Talk about your memories of Record Town.

On the desk was a big book where you could order records. We have the internet now. In those days, finding a Skip James record was like finding a talisman. You could find bits and pieces of country and blues — what I call American music. The great thing about the United States is that we’re not a pure culture. We’re a culture that’s put together from different pieces. We’ve spread culture with the soft power of American music. Music is our greatest wealth.

Why do you use Townes Van Zandt often in your films?

We lived four houses from each other for a period of time. He’s deep, and he’s mysterious. Part of [his genius] was insanity. He was manic-depressive. He wasn’t a good singer;  he was a great singer. You can be a great singer and not a good singer.

As a producer, do you have a set of guiding principles?

I definitely do. I should probably write it down. I don’t care what anybody plays. I care who is playing it. It’s the person you are listening to. That is the first thing. I don’t like to tell anybody what to play. I think it’s done through support and encouragement. The only way to do that is through love.

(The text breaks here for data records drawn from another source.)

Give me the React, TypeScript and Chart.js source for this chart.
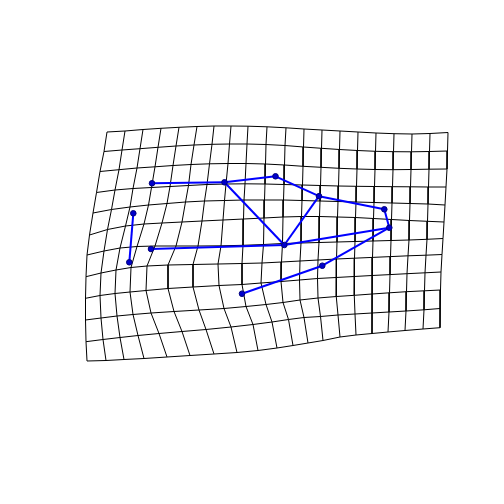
import React, { useEffect, useRef } from "react";
import { Chart, registerables } from "chart.js";

Chart.register(...registerables);

// Deformation grid: node x positions, one array per grid row (top to bottom), 20 columns
const gridX: number[][] = [
  [107, 125, 143, 161, 179, 197, 214, 231, 248, 267, 286, 304, 322, 340, 358, 376, 394, 412, 430, 448],
  [104, 122, 140, 158, 176, 194, 212, 229.5, 247, 266, 285, 303.5, 321.5, 339.5, 357.5, 375.5, 393.5, 411.5, 429.5, 447.5],
  [100, 119, 137, 155, 173, 191, 209.5, 228, 246, 265.5, 284.5, 303, 321, 339, 357, 375, 393, 411, 429, 447],
  [96.5, 115, 133, 151.5, 170, 188.5, 207, 226, 245, 265, 284, 302.5, 320.5, 338.5, 356.5, 374.5, 392.5, 410.5, 428.5, 446],
  [93, 111.5, 130, 148.5, 167, 185.5, 204.5, 224.5, 244, 264.5, 283.5, 302, 320, 338, 356, 374, 392, 410, 428, 445],
  [89.5, 107.5, 125.5, 144, 162, 182, 202, 223, 243.5, 264, 283, 301.5, 319.5, 337.5, 355.5, 373.5, 391.5, 409.5, 427.5, 444],
  [87, 104, 120, 137, 155, 176, 198, 221, 243, 263.5, 282.5, 301, 319, 337, 355, 373, 391, 409, 427, 443],
  [86, 101, 116, 131, 147, 168, 193, 218, 242, 262, 281.5, 300, 318, 336.5, 354.5, 372.5, 390.5, 408, 426, 442],
  [85.5, 100, 115, 130, 146, 168, 193, 219, 242, 261, 281, 299.5, 317.5, 336, 354, 372, 390, 407, 425, 441],
  [85.5, 101, 117, 133, 151, 174, 199, 224, 246, 266, 283, 300, 318, 336.5, 354.5, 372, 389.5, 406.5, 424.5, 440.5],
  [86, 103, 120, 138, 159, 182, 206, 231, 253, 272, 288.5, 304, 320.5, 338, 355, 372, 389, 406, 424, 440],
  [87, 106, 124, 144, 167, 190, 214, 237, 258, 277, 293, 308, 323, 340, 356, 372, 388, 405, 423, 440],
];

// Deformation grid: node y positions, same layout
const gridY: number[][] = [
  [132, 131, 129.5, 128.3, 127.3, 126.5, 126, 126, 126.2, 126.8, 127.8, 129, 130, 131, 132, 133, 133.7, 134, 133.5, 132.5],
  [151.5, 150, 148.7, 147.3, 146, 145, 144.3, 144, 144, 144.5, 145.5, 147, 148.3, 149.5, 150.5, 151.3, 151.7, 151.8, 151.5, 151],
  [171.5, 169.7, 168, 166.8, 165.5, 164.5, 163.8, 163.5, 163.5, 164, 165, 166.3, 167.3, 168.3, 169, 169.5, 169.7, 169.5, 169.2, 169],
  [192.5, 190, 188.5, 187.5, 186.5, 185.5, 184.5, 184, 183.8, 184, 184.5, 185, 185.5, 186, 186.3, 186.5, 186.7, 186.8, 187, 187],
  [213, 209.5, 207, 205, 203.5, 202, 201, 200.5, 200, 200, 200, 200.5, 201, 201.5, 202, 202.5, 203, 203.5, 204, 205],
  [235, 229.5, 226, 224, 223, 222, 221, 220, 219, 218, 217, 216.5, 216.5, 217, 217.5, 218.5, 219.5, 220.5, 221.3, 222],
  [255, 251, 248, 246.5, 246, 246, 246, 245.8, 245.3, 244.5, 243.5, 243, 242.5, 242, 241.5, 241, 240.5, 240, 239.3, 238.5],
  [276.7, 273, 270, 267.5, 266, 265, 264.5, 264, 263.5, 263, 262, 261, 260, 259, 258.2, 257.4, 256.6, 255.8, 255.2, 254.5],
  [298.3, 295.5, 293.5, 292, 290.5, 288.5, 287, 285.5, 284.5, 283, 281.5, 280, 278.5, 277.5, 276.5, 275.5, 274.6, 273.7, 272.8, 272],
  [320, 318, 316, 314.5, 313, 311.5, 310, 308.5, 306.5, 304.5, 302.5, 300, 298, 296.5, 295.3, 294, 292.8, 291.7, 290.8, 290],
  [341.7, 339.5, 337.5, 335.5, 333.5, 331.5, 329.5, 327, 324.5, 322, 319.5, 317.5, 316.5, 315, 314, 313, 312, 311, 309.8, 308.5],
  [361, 360.5, 359.5, 358.5, 357, 355.5, 354, 352.5, 350.5, 348, 345.5, 343, 340.5, 337, 335, 333.5, 332, 330.5, 329, 327.7],
];

// Landmarks (A..L)
const landmarkX = [152, 224.5, 275.5, 319, 384.3, 389.3, 284.3, 151, 133.3, 129.3, 322.3, 242];
const landmarkY = [183.3, 182.3, 176.3, 196.2, 209.3, 227.7, 245, 249, 213.3, 262.3, 265.7, 293.7];

// Links between landmarks
const linkFrom = [0, 1, 2, 3, 4, 1, 6, 7, 6, 5, 10, 8];
const linkTo = [1, 2, 3, 4, 5, 6, 3, 6, 5, 10, 11, 9];

export default function App() {
  const canvasRef = useRef<HTMLCanvasElement | null>(null);

  useEffect(() => {
    if (!canvasRef.current) return;
    const datasets: any[] = [];

    datasets.push({
      label: "landmarks",
      data: landmarkX.map((x, i) => ({ x, y: landmarkY[i] })),
      showLine: false,
      pointRadius: 2.8,
      pointBackgroundColor: "#0000CC",
      pointBorderColor: "#00007A",
      pointBorderWidth: 1,
      order: 0,
    });

    linkFrom.forEach((a, k) => {
      const b = linkTo[k];
      datasets.push({
        label: "link" + k,
        data: [
          { x: landmarkX[a], y: landmarkY[a] },
          { x: landmarkX[b], y: landmarkY[b] },
        ],
        showLine: true,
        borderColor: "#0000FF",
        borderWidth: 2,
        pointRadius: 0,
        order: 1,
      });
    });

    const nRows = gridX.length;
    const nCols = gridX[0].length;
    for (let j = 0; j < nRows; j++) {
      datasets.push({
        label: "row" + j,
        data: gridX[j].map((x, i) => ({ x, y: gridY[j][i] })),
        showLine: true,
        borderColor: "#000000",
        borderWidth: 1,
        pointRadius: 0,
        order: 2,
      });
    }
    for (let i = 0; i < nCols; i++) {
      datasets.push({
        label: "col" + i,
        data: gridX.map((row, j) => ({ x: row[i], y: gridY[j][i] })),
        showLine: true,
        borderColor: "#000000",
        borderWidth: 1,
        pointRadius: 0,
        order: 2,
      });
    }

    const chart = new Chart(canvasRef.current, {
      type: "scatter",
      data: { datasets },
      options: {
        animation: false,
        responsive: false,
        devicePixelRatio: 1,
        layout: { padding: 0, autoPadding: false },
        plugins: { legend: { display: false }, tooltip: { enabled: false } },
        events: [],
        scales: {
          x: { type: "linear", min: 0, max: 504, display: false },
          y: { type: "linear", min: 0, max: 504, reverse: true, display: false },
        },
      } as any,
    });
    return () => chart.destroy();
  }, []);

  return (
    <div style={{ position: "absolute", left: 0, top: 0, width: 504, height: 504, background: "#fff" }}>
      <canvas ref={canvasRef} width={504} height={504} />
    </div>
  );
}
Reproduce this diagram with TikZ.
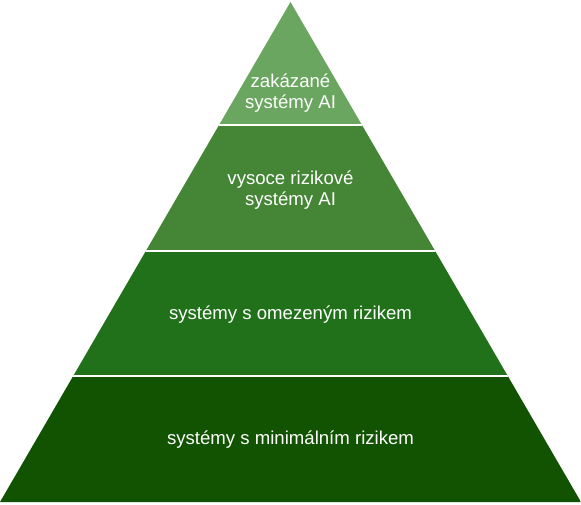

What virtues have you found to be valuable in your career?

Gratitude. I’d start with gratitude. If you come from that place, from a place of being grateful for being able to do it all, you are in a better place than thinking, “I’m a victim.” I think that’s the hardest lesson I’ve had to learn. I was, and am, a spoiled brat.

How do musicians protect intellectual property?

The internet is a free zone with people who are without ethics. They want to be their own law out in their ocean. They weren’t raised with the humanities. You’re left with people like Mark Zuckerberg who have no idea what damage they are doing. Artists can give us things that we can all love. That’s the goal.

What advice do you have for musicians?

Don’t think of music as a career. Think of it as a ministry. The arrows don’t point toward you. They point toward the audience. Generosity is the hallmark of an artist. Live in gratitude. Artists need to work toward reconciliation. We can’t hate each other. Democrats aren’t the enemy of Republicans. We can do that, but the country will fall.